## Source data
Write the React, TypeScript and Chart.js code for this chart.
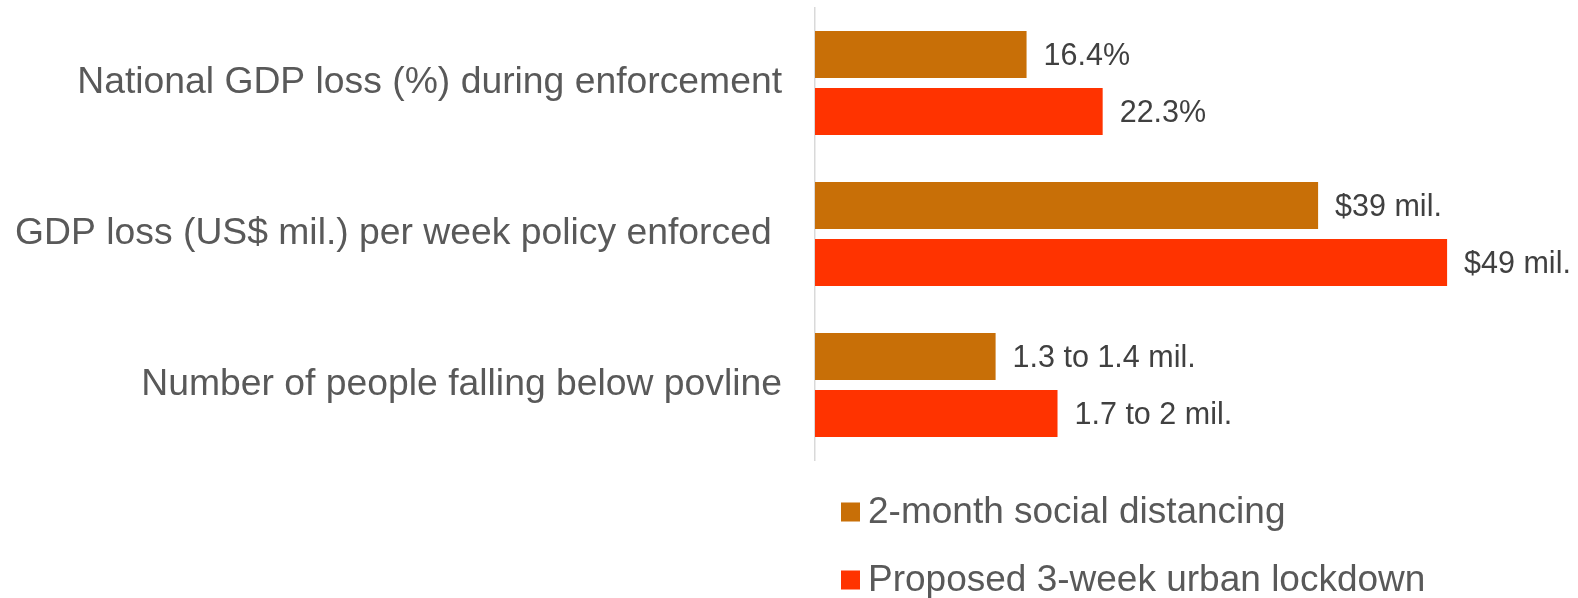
import React, { useEffect, useRef } from "react";
import { Chart, registerables } from "chart.js";

Chart.register(...registerables);

const categories = [
  "National GDP loss (%) during enforcement",
  "GDP loss (US$ mil.) per week policy enforced ",
  "Number of people falling below povline",
];
const seriesNames = ["2-month social distancing", "Proposed 3-week urban lockdown"];
const socialDistancing = [16.4, 39, 14];
const urbanLockdown = [22.3, 49, 18.8];
const socialLabels = ["16.4%", "$39 mil.", "1.3 to 1.4 mil."];
const lockdownLabels = ["22.3%", "$49 mil.", "1.7 to 2 mil."];
const seriesColors = ["#C86F07", "#FF3300"];

const FONT = "'Liberation Sans', Arial, sans-serif";

const valueLabelPlugin = {
  id: "valueLabels",
  afterDatasetsDraw(chart: any) {
    const ctx = chart.ctx;
    ctx.save();
    ctx.font = `30.5px ${FONT}`;
    ctx.fillStyle = "#404040";
    ctx.textAlign = "left";
    ctx.textBaseline = "middle";
    const allLabels = [socialLabels, lockdownLabels];
    chart.data.datasets.forEach((_ds: any, di: number) => {
      const meta = chart.getDatasetMeta(di);
      meta.data.forEach((el: any, i: number) => {
        ctx.fillText(allLabels[di][i], el.x + 17, el.y + 2);
      });
    });
    ctx.restore();
  },
};

const legendPlugin = {
  id: "customLegend",
  afterDraw(chart: any) {
    const ctx = chart.ctx;
    ctx.save();
    ctx.font = `37px ${FONT}`;
    ctx.textAlign = "left";
    ctx.textBaseline = "middle";
    const x = 841;
    const rowY = [512, 580];
    const box = 19;
    chart.data.datasets.forEach((ds: any, di: number) => {
      const y = rowY[di];
      ctx.fillStyle = ds.backgroundColor;
      ctx.fillRect(x, y - box / 2, box, box);
      ctx.fillStyle = "#595959";
      ctx.fillText(ds.label, x + 27, y + 1);
    });
    ctx.restore();
  },
};

export default function App() {
  const canvasRef = useRef<HTMLCanvasElement | null>(null);

  useEffect(() => {
    if (!canvasRef.current) return;
    const chart = new Chart(canvasRef.current, {
      type: "bar",
      data: {
        labels: categories,
        datasets: [
          {
            label: seriesNames[0],
            data: socialDistancing,
            backgroundColor: seriesColors[0],
            borderWidth: 0,
            categoryPercentage: 0.755,
            barPercentage: 0.825,
          },
          {
            label: seriesNames[1],
            data: urbanLockdown,
            backgroundColor: seriesColors[1],
            borderWidth: 0,
            categoryPercentage: 0.755,
            barPercentage: 0.825,
          },
        ],
      },
      options: {
        indexAxis: "y",
        responsive: false,
        animation: false,
        layout: { padding: { top: 7.5, bottom: 137.5, left: 0, right: 118 } },
        plugins: {
          legend: { display: false },
          tooltip: { enabled: false },
        },
        scales: {
          x: {
            display: false,
            min: 0,
            max: 50,
          },
          y: {
            afterFit: (scale: any) => {
              scale.width = 815;
              scale.paddingTop = 0;
              scale.paddingBottom = 0;
            },
            grid: { display: false, drawTicks: false },
            border: { display: true, color: "#D9D9D9", width: 1.5 },
            ticks: {
              color: "#595959",
              font: { family: FONT, size: 37.3 },
              padding: 33,
            },
          },
        },
      },
      plugins: [valueLabelPlugin, legendPlugin],
    });
    return () => chart.destroy();
  }, []);

  return (
    <div style={{ position: "absolute", left: 0, top: 0, width: 1578, height: 598, background: "#fff" }}>
      <canvas ref={canvasRef} width={1578} height={598} style={{ display: "block" }} />
    </div>
  );
}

## Task
Return the listing above in full and without alteration, excluding its pictures.

## The solution
Write the React, TypeScript and Chart.js code for this chart.
import React, { useEffect, useRef } from "react";
import { Chart, registerables } from "chart.js";

Chart.register(...registerables);

const categories = [
  "National GDP loss (%) during enforcement",
  "GDP loss (US$ mil.) per week policy enforced ",
  "Number of people falling below povline",
];
const seriesNames = ["2-month social distancing", "Proposed 3-week urban lockdown"];
const socialDistancing = [16.4, 39, 14];
const urbanLockdown = [22.3, 49, 18.8];
const socialLabels = ["16.4%", "$39 mil.", "1.3 to 1.4 mil."];
const lockdownLabels = ["22.3%", "$49 mil.", "1.7 to 2 mil."];
const seriesColors = ["#C86F07", "#FF3300"];

const FONT = "'Liberation Sans', Arial, sans-serif";

const valueLabelPlugin = {
  id: "valueLabels",
  afterDatasetsDraw(chart: any) {
    const ctx = chart.ctx;
    ctx.save();
    ctx.font = `30.5px ${FONT}`;
    ctx.fillStyle = "#404040";
    ctx.textAlign = "left";
    ctx.textBaseline = "middle";
    const allLabels = [socialLabels, lockdownLabels];
    chart.data.datasets.forEach((_ds: any, di: number) => {
      const meta = chart.getDatasetMeta(di);
      meta.data.forEach((el: any, i: number) => {
        ctx.fillText(allLabels[di][i], el.x + 17, el.y + 2);
      });
    });
    ctx.restore();
  },
};

const legendPlugin = {
  id: "customLegend",
  afterDraw(chart: any) {
    const ctx = chart.ctx;
    ctx.save();
    ctx.font = `37px ${FONT}`;
    ctx.textAlign = "left";
    ctx.textBaseline = "middle";
    const x = 841;
    const rowY = [512, 580];
    const box = 19;
    chart.data.datasets.forEach((ds: any, di: number) => {
      const y = rowY[di];
      ctx.fillStyle = ds.backgroundColor;
      ctx.fillRect(x, y - box / 2, box, box);
      ctx.fillStyle = "#595959";
      ctx.fillText(ds.label, x + 27, y + 1);
    });
    ctx.restore();
  },
};

export default function App() {
  const canvasRef = useRef<HTMLCanvasElement | null>(null);

  useEffect(() => {
    if (!canvasRef.current) return;
    const chart = new Chart(canvasRef.current, {
      type: "bar",
      data: {
        labels: categories,
        datasets: [
          {
            label: seriesNames[0],
            data: socialDistancing,
            backgroundColor: seriesColors[0],
            borderWidth: 0,
            categoryPercentage: 0.755,
            barPercentage: 0.825,
          },
          {
            label: seriesNames[1],
            data: urbanLockdown,
            backgroundColor: seriesColors[1],
            borderWidth: 0,
            categoryPercentage: 0.755,
            barPercentage: 0.825,
          },
        ],
      },
      options: {
        indexAxis: "y",
        responsive: false,
        animation: false,
        layout: { padding: { top: 7.5, bottom: 137.5, left: 0, right: 118 } },
        plugins: {
          legend: { display: false },
          tooltip: { enabled: false },
        },
        scales: {
          x: {
            display: false,
            min: 0,
            max: 50,
          },
          y: {
            afterFit: (scale: any) => {
              scale.width = 815;
              scale.paddingTop = 0;
              scale.paddingBottom = 0;
            },
            grid: { display: false, drawTicks: false },
            border: { display: true, color: "#D9D9D9", width: 1.5 },
            ticks: {
              color: "#595959",
              font: { family: FONT, size: 37.3 },
              padding: 33,
            },
          },
        },
      },
      plugins: [valueLabelPlugin, legendPlugin],
    });
    return () => chart.destroy();
  }, []);

  return (
    <div style={{ position: "absolute", left: 0, top: 0, width: 1578, height: 598, background: "#fff" }}>
      <canvas ref={canvasRef} width={1578} height={598} style={{ display: "block" }} />
    </div>
  );
}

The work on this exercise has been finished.